I was curious because although I had discarded the Christianity of my youth, I regarded myself as agnostic because I could not think of any really convincing argument capable of dismissing the concept of God. When I read The God Delusion, I realised that such an argument was unnecessary. I realised that those making an assertion should bear the burden of proof; it shouldn’t be up to those who are sceptical to disprove the idea of God when nobody has offered any real hard evidence of his existence. To quote another internet essay I wrote,
“To prove God’s non-existence is unnecessary when the evidence for its existence is, as the evidence put forth for God’s existence is, impossible to substantiate, completely reliant on subjectivity and so lacking in factual support as to render it unfit for the rhetorical purpose to which it has been put.”
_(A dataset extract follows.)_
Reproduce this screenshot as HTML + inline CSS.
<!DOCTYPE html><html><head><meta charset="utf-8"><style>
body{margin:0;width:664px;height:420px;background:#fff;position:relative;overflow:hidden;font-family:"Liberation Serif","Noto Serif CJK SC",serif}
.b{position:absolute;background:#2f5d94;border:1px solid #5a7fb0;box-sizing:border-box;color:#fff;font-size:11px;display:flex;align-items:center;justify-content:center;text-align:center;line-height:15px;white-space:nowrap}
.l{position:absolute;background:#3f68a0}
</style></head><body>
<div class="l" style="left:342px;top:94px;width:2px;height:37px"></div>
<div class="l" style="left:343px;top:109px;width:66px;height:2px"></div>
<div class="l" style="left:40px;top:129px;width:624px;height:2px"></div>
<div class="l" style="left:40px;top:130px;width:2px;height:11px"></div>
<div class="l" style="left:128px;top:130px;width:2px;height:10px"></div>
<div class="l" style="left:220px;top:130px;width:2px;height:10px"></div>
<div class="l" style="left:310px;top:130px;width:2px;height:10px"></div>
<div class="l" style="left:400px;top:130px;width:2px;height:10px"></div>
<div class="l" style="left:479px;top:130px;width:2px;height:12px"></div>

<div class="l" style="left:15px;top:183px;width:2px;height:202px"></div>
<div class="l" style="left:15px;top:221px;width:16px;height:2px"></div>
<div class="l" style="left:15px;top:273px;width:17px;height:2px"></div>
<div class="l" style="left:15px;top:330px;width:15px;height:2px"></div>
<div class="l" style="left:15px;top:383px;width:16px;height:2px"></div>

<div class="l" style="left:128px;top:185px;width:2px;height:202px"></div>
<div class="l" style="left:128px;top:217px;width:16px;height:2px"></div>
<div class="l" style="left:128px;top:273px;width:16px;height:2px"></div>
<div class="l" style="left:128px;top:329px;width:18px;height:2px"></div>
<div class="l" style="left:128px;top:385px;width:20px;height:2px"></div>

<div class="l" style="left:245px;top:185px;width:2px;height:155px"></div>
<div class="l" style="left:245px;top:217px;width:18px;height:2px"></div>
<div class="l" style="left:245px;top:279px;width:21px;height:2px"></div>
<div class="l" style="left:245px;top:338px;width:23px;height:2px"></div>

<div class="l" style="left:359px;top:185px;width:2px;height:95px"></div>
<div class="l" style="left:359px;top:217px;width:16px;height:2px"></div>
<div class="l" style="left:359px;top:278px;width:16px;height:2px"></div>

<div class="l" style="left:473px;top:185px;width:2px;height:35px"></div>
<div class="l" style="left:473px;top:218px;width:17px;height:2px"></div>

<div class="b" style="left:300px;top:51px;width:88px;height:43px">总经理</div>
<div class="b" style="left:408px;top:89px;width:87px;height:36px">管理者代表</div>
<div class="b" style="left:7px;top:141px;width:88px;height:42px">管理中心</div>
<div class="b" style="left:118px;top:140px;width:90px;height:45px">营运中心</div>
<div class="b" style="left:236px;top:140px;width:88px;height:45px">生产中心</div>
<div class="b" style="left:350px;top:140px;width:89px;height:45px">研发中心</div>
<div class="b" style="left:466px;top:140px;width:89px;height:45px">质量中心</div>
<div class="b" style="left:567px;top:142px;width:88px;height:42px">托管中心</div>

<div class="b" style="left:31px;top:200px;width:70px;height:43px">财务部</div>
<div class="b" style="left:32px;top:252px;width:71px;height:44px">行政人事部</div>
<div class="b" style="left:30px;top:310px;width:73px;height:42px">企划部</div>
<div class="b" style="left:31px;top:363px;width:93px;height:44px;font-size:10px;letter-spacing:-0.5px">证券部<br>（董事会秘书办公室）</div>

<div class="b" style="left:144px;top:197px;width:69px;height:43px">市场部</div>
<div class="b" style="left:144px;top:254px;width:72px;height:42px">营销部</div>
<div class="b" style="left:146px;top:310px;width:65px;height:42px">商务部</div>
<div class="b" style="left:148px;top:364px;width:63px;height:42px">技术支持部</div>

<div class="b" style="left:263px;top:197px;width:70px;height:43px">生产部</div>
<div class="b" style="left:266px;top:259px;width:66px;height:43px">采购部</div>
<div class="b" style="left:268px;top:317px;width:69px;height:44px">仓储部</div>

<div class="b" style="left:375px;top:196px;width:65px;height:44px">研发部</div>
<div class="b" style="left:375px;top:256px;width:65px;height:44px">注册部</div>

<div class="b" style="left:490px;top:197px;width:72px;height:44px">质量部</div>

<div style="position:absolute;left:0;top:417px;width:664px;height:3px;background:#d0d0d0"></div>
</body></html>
I’m sure I’m not the only person for whom the analogy of the Flying Spaghetti monster has had such a dramatic effect. It really was the key to my understanding that my own philosophy, once conformingly Catholic, once agnostic, has now shifted once more to Atheism. I think I probably would have come to this position alone were it not for the efforts expended in indoctrinating my made by my family and the church. I believe this to be the case because, once I had adopted my new philosophy, I realised that I viewed the nature of human beings (we are animals) differently, and that my memory bank of experience seemed a lot more coherent given this new insight into both my own nature and that of everyone else around me.
That is not to say that The God Delusion and the Atheist Pride campaign that Mr Dawkins propounds are unnecessary. Rather, that they are only necessitated by religion’s pre-eminence in our society today. I expect that, given the choice between the status quo, in which his ideas and expressions on Atheism garner him much success, and a scenario in which his ideas and expressions on Atheism already represented the status quo, I have no doubt that the latter would be his preferred option.
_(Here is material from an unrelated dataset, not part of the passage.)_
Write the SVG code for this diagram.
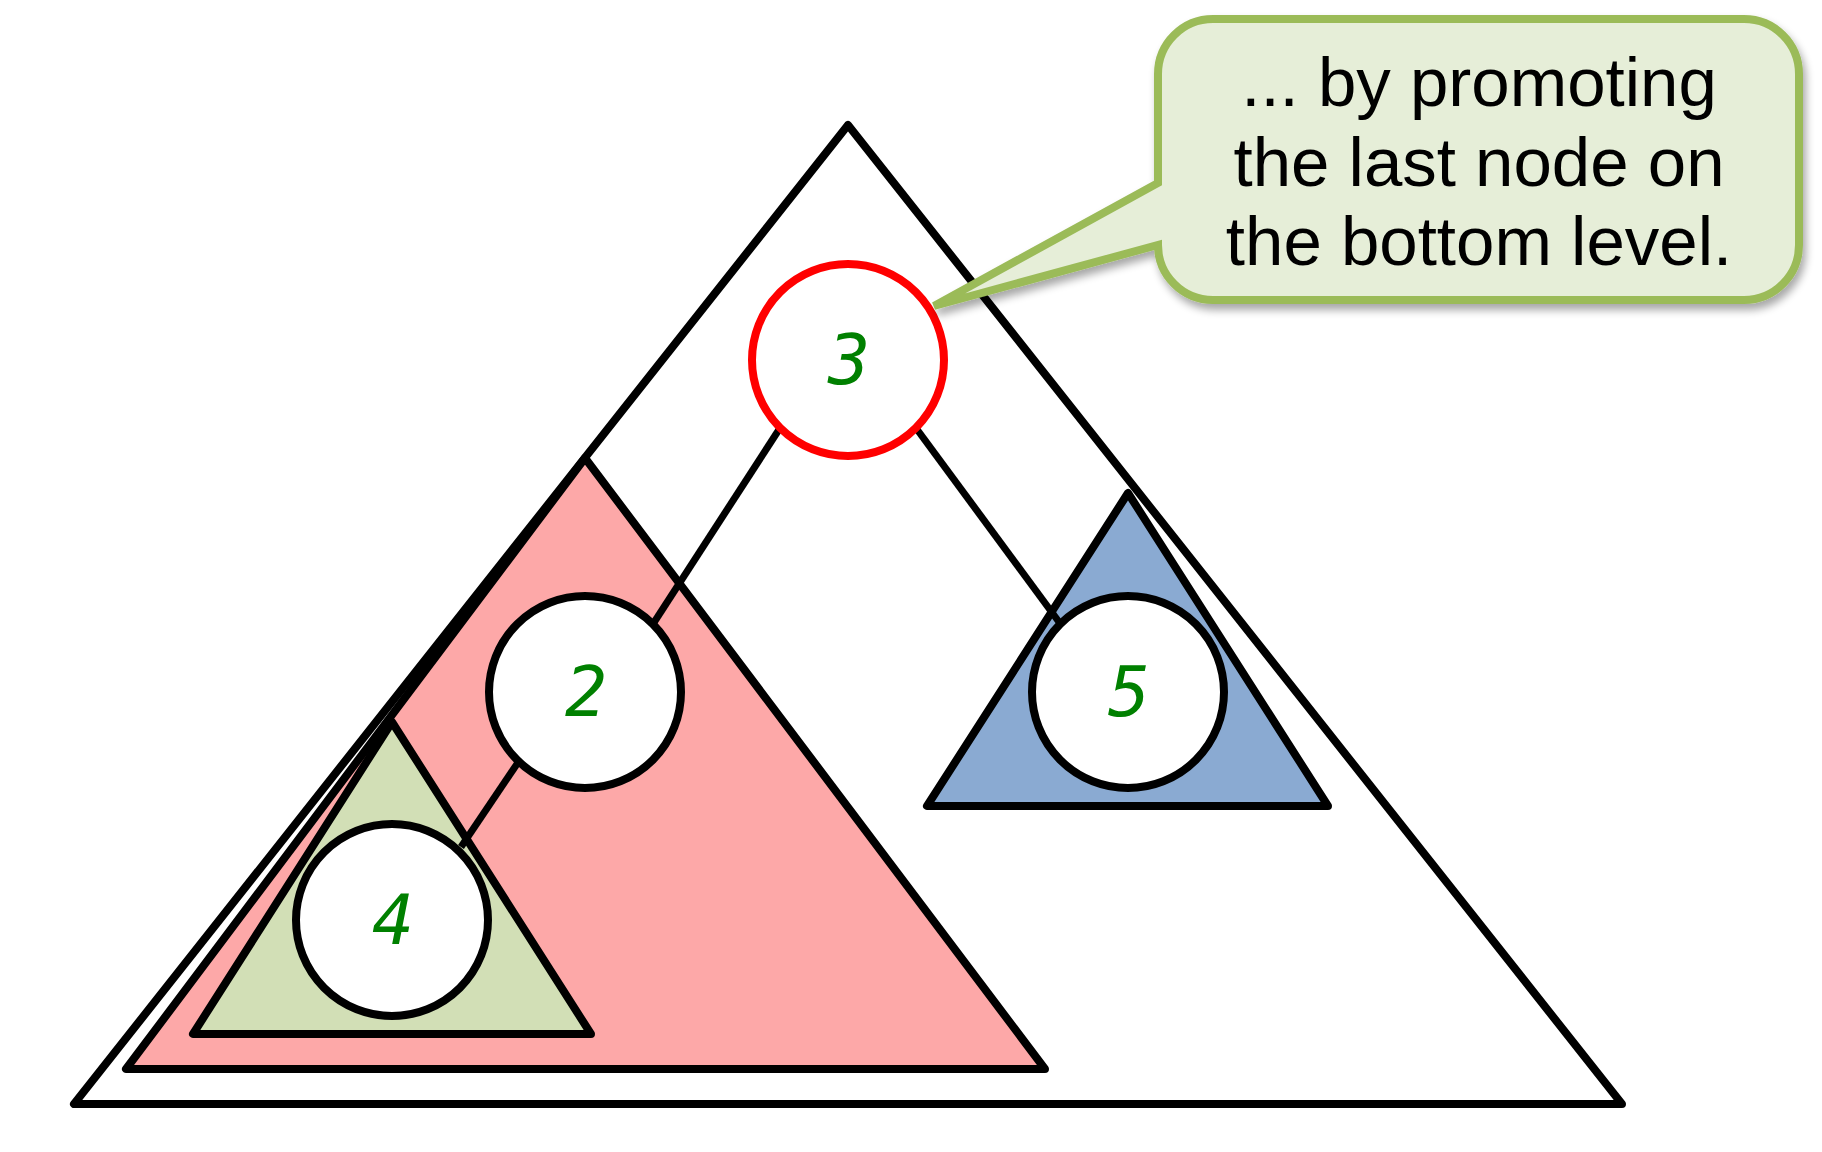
<svg xmlns="http://www.w3.org/2000/svg" width="1822" height="1152" viewBox="0 0 1822 1152">
<style>
.tri{stroke:#000;stroke-width:8;stroke-linejoin:round}
.edge{stroke:#000;stroke-width:7;fill:none}
.node{fill:#fff;stroke:#000;stroke-width:8}
.num{font-family:"DejaVu Sans Mono",monospace;font-style:italic;font-size:70px;fill:#008000;text-anchor:middle}
.call{font-family:"Liberation Sans",Arial,sans-serif;font-size:69px;fill:#000;text-anchor:middle}
</style>
<defs>
<filter id="sh" x="-10%" y="-10%" width="130%" height="140%">
<feGaussianBlur in="SourceAlpha" stdDeviation="4"/>
<feOffset dx="3" dy="6" result="b"/>
<feComponentTransfer><feFuncA type="linear" slope="0.35"/></feComponentTransfer>
<feMerge><feMergeNode/><feMergeNode in="SourceGraphic"/></feMerge>
</filter>
</defs>
<rect width="1822" height="1152" fill="#fff"/>
<g id="tree-whole"><polygon class="tri" fill="#fff" points="848,125 74,1104 1622,1104"/></g>
<g id="subtree-left"><polygon class="tri" fill="#FDA8A8" points="585,458 126,1069 1045,1069"/></g>
<g id="subtree-leftleft"><polygon class="tri" fill="#D2DFB6" points="392,722 193,1034 591,1034"/></g>
<g id="subtree-right"><polygon class="tri" fill="#8AAAD2" points="1128,493 927,806 1328,806"/></g>
<g id="connectors">
<line class="edge" x1="780" y1="428" x2="653" y2="624"/>
<line class="edge" x1="916" y1="428" x2="1059" y2="622"/>
<line class="edge" x1="519" y1="761" x2="461" y2="847"/>
</g>
<g id="node-3"><circle cx="848" cy="360" r="96" fill="#fff" stroke="#FF0000" stroke-width="8"/><text class="num" x="849" y="384">3</text></g>
<g id="node-2"><circle class="node" cx="585" cy="692" r="96"/><text class="num" x="586" y="716">2</text></g>
<g id="node-5"><circle class="node" cx="1128" cy="692" r="96"/><text class="num" x="1129" y="716">5</text></g>
<g id="node-4"><circle class="node" cx="392" cy="920" r="96"/><text class="num" x="393" y="944">4</text></g>
<g id="callout">
<path filter="url(#sh)" d="M 1213,19 H 1744 A 55 55 0 0 1 1799,74 V 245 A 55 55 0 0 1 1744,300 H 1213 A 55 55 0 0 1 1158,245 L 934,306 L 1158,183 V 74 A 55 55 0 0 1 1213,19 Z" fill="#E6EED8" stroke="#9BBB59" stroke-width="8" stroke-linejoin="miter"/>
<text class="call" x="1479" y="106">... by promoting</text>
<text class="call" x="1479" y="186">the last node on</text>
<text class="call" x="1479" y="265">the bottom level.</text>
</g>
</svg>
In a spirit of contribution towards that ideal, I’d like to state that, just as Mr Dawkins wishes, I have been making the case for religion’s exit from the stage of humanity at every opportunity, and I’d like to place on record my thanks to him for having the passion and discipline to tame such wild ideas into such a readable book.
Mr Dawkins, thank you for not simply putting up and shutting up, as I’m sure you were often encouraged to do. Thank you for accepting the burden of hostility that religion confronts you with on all Atheists’ behalf. Because you have made an intellectual contribution, you have been set up as a figurehead for Atheism, and I admire the grace and tenacity with which you have given yourself to such a role. Maybe if you hadn’t done it, someone else would have, but the burden is no less yours for that fact, and I’m sure I speak for a great many Atheists when I say that I am grateful for your advocacy in the media and in print.